Pasal 7 ayat (2) huruf s UU Pilkada menyatakan, “Calon Gubernur dan Calon Wakil Gubernur, Calon Bupati dan Calon Wakil Bupati, serta Calon Walikota dan Calon Wakil Walikota sebagaimana dimaksud pada ayat (1) harus memenuhi persyaratan sebagai berikut: … menyatakan secara tertulis pengunduran diri sebagai anggota Dewan Perwakilan Rakyat, anggota Dewan Perwakilan Daerah, dan anggota Dewan Perwakilan Rakyat Daerah sejak ditetapkan sebagai pasangan calon peserta Pemilihan.”

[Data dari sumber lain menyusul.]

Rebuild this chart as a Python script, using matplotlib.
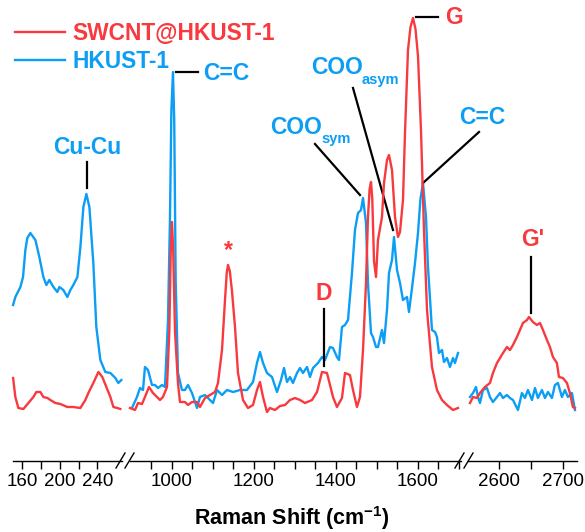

Fauzi menyebutkan pasal tersebut menyatakan pengunduran diri dari posisi anggota DPR, DPD, atau DPRD yang ingin menjadi peserta dalam pemilihan kepada daerah (pilkada). Namun pada pasal tersebut tidak mengakomodir soal pengunduran diri bagi calon legislatif terpilih yang belum dilantik. Akibatnya, dikhawatirkan adanya konflik status antara caleg terpilih Pemilu 2024 dengan pasangan calon peserta Pilkada 2024. Bahkan jika dilanjutkan, sambung Fauzi, hal demikian bisa menghalangi proses kaderisasi dalam partai politik.